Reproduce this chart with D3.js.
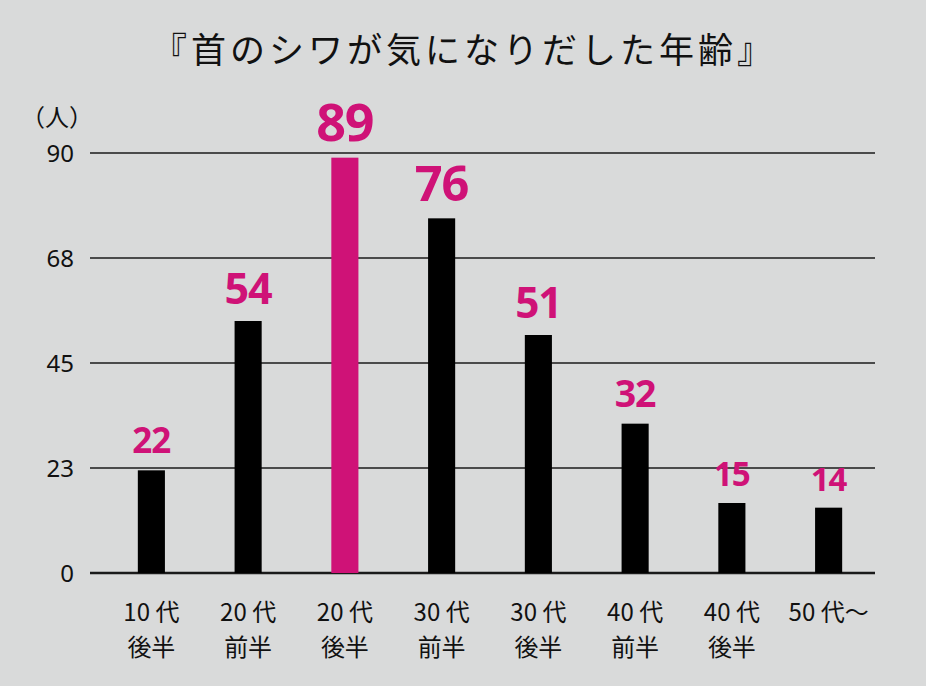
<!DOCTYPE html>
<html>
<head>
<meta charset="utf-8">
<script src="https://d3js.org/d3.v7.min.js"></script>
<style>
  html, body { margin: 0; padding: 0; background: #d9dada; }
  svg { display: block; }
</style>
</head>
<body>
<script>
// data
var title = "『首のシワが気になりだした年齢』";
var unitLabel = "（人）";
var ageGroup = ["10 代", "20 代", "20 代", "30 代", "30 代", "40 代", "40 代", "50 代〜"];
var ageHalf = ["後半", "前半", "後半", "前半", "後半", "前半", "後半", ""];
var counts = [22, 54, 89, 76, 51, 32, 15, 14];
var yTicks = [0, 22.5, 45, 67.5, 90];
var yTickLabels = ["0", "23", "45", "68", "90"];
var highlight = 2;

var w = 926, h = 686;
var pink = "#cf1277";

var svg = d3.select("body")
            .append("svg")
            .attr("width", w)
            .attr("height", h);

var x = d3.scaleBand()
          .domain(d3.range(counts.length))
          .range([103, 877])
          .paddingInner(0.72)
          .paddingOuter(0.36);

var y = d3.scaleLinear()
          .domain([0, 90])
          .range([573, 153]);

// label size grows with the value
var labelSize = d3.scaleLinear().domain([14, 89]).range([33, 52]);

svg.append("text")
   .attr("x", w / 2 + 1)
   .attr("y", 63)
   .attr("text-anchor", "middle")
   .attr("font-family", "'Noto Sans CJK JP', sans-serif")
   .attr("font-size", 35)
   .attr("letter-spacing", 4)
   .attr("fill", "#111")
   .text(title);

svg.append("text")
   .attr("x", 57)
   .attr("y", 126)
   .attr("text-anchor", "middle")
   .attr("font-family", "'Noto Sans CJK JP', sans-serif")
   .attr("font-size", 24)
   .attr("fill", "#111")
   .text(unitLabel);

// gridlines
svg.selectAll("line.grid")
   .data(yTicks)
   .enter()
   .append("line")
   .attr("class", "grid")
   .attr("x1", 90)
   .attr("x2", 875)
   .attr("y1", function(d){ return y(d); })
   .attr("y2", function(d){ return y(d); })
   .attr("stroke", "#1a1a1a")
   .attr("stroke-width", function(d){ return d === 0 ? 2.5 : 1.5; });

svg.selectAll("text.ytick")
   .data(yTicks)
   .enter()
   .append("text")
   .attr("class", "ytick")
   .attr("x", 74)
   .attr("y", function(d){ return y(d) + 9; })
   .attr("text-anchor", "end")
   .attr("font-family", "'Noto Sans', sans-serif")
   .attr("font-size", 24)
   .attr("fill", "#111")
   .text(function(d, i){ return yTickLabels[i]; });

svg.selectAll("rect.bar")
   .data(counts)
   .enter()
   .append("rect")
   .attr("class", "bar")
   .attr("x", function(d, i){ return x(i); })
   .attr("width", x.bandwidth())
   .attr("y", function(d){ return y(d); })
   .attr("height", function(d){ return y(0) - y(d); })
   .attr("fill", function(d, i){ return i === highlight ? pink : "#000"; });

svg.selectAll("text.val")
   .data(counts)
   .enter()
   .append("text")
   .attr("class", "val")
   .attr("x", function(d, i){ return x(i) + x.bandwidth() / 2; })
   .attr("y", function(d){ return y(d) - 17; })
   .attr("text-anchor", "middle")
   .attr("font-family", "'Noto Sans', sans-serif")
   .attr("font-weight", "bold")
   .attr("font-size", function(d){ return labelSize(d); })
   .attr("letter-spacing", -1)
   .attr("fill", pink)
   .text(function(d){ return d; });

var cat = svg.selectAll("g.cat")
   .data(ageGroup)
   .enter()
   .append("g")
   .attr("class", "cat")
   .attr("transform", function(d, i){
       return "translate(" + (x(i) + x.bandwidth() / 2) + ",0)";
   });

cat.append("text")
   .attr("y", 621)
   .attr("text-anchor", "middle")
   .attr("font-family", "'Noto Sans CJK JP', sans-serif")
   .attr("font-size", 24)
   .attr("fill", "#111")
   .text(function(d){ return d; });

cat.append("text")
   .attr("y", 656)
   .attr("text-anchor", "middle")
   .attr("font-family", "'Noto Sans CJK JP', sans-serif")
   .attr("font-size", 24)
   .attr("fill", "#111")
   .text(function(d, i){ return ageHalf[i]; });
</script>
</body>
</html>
------------------------
The pictures should not be reproduced; quote all of the other material exactly.

Reproduce this chart with D3.js.
<!DOCTYPE html>
<html>
<head>
<meta charset="utf-8">
<script src="https://d3js.org/d3.v7.min.js"></script>
<style>
  html, body { margin: 0; padding: 0; background: #d9dada; }
  svg { display: block; }
</style>
</head>
<body>
<script>
// data
var title = "『首のシワが気になりだした年齢』";
var unitLabel = "（人）";
var ageGroup = ["10 代", "20 代", "20 代", "30 代", "30 代", "40 代", "40 代", "50 代〜"];
var ageHalf = ["後半", "前半", "後半", "前半", "後半", "前半", "後半", ""];
var counts = [22, 54, 89, 76, 51, 32, 15, 14];
var yTicks = [0, 22.5, 45, 67.5, 90];
var yTickLabels = ["0", "23", "45", "68", "90"];
var highlight = 2;

var w = 926, h = 686;
var pink = "#cf1277";

var svg = d3.select("body")
            .append("svg")
            .attr("width", w)
            .attr("height", h);

var x = d3.scaleBand()
          .domain(d3.range(counts.length))
          .range([103, 877])
          .paddingInner(0.72)
          .paddingOuter(0.36);

var y = d3.scaleLinear()
          .domain([0, 90])
          .range([573, 153]);

// label size grows with the value
var labelSize = d3.scaleLinear().domain([14, 89]).range([33, 52]);

svg.append("text")
   .attr("x", w / 2 + 1)
   .attr("y", 63)
   .attr("text-anchor", "middle")
   .attr("font-family", "'Noto Sans CJK JP', sans-serif")
   .attr("font-size", 35)
   .attr("letter-spacing", 4)
   .attr("fill", "#111")
   .text(title);

svg.append("text")
   .attr("x", 57)
   .attr("y", 126)
   .attr("text-anchor", "middle")
   .attr("font-family", "'Noto Sans CJK JP', sans-serif")
   .attr("font-size", 24)
   .attr("fill", "#111")
   .text(unitLabel);

// gridlines
svg.selectAll("line.grid")
   .data(yTicks)
   .enter()
   .append("line")
   .attr("class", "grid")
   .attr("x1", 90)
   .attr("x2", 875)
   .attr("y1", function(d){ return y(d); })
   .attr("y2", function(d){ return y(d); })
   .attr("stroke", "#1a1a1a")
   .attr("stroke-width", function(d){ return d === 0 ? 2.5 : 1.5; });

svg.selectAll("text.ytick")
   .data(yTicks)
   .enter()
   .append("text")
   .attr("class", "ytick")
   .attr("x", 74)
   .attr("y", function(d){ return y(d) + 9; })
   .attr("text-anchor", "end")
   .attr("font-family", "'Noto Sans', sans-serif")
   .attr("font-size", 24)
   .attr("fill", "#111")
   .text(function(d, i){ return yTickLabels[i]; });

svg.selectAll("rect.bar")
   .data(counts)
   .enter()
   .append("rect")
   .attr("class", "bar")
   .attr("x", function(d, i){ return x(i); })
   .attr("width", x.bandwidth())
   .attr("y", function(d){ return y(d); })
   .attr("height", function(d){ return y(0) - y(d); })
   .attr("fill", function(d, i){ return i === highlight ? pink : "#000"; });

svg.selectAll("text.val")
   .data(counts)
   .enter()
   .append("text")
   .attr("class", "val")
   .attr("x", function(d, i){ return x(i) + x.bandwidth() / 2; })
   .attr("y", function(d){ return y(d) - 17; })
   .attr("text-anchor", "middle")
   .attr("font-family", "'Noto Sans', sans-serif")
   .attr("font-weight", "bold")
   .attr("font-size", function(d){ return labelSize(d); })
   .attr("letter-spacing", -1)
   .attr("fill", pink)
   .text(function(d){ return d; });

var cat = svg.selectAll("g.cat")
   .data(ageGroup)
   .enter()
   .append("g")
   .attr("class", "cat")
   .attr("transform", function(d, i){
       return "translate(" + (x(i) + x.bandwidth() / 2) + ",0)";
   });

cat.append("text")
   .attr("y", 621)
   .attr("text-anchor", "middle")
   .attr("font-family", "'Noto Sans CJK JP', sans-serif")
   .attr("font-size", 24)
   .attr("fill", "#111")
   .text(function(d){ return d; });

cat.append("text")
   .attr("y", 656)
   .attr("text-anchor", "middle")
   .attr("font-family", "'Noto Sans CJK JP', sans-serif")
   .attr("font-size", 24)
   .attr("fill", "#111")
   .text(function(d, i){ return ageHalf[i]; });
</script>
</body>
</html>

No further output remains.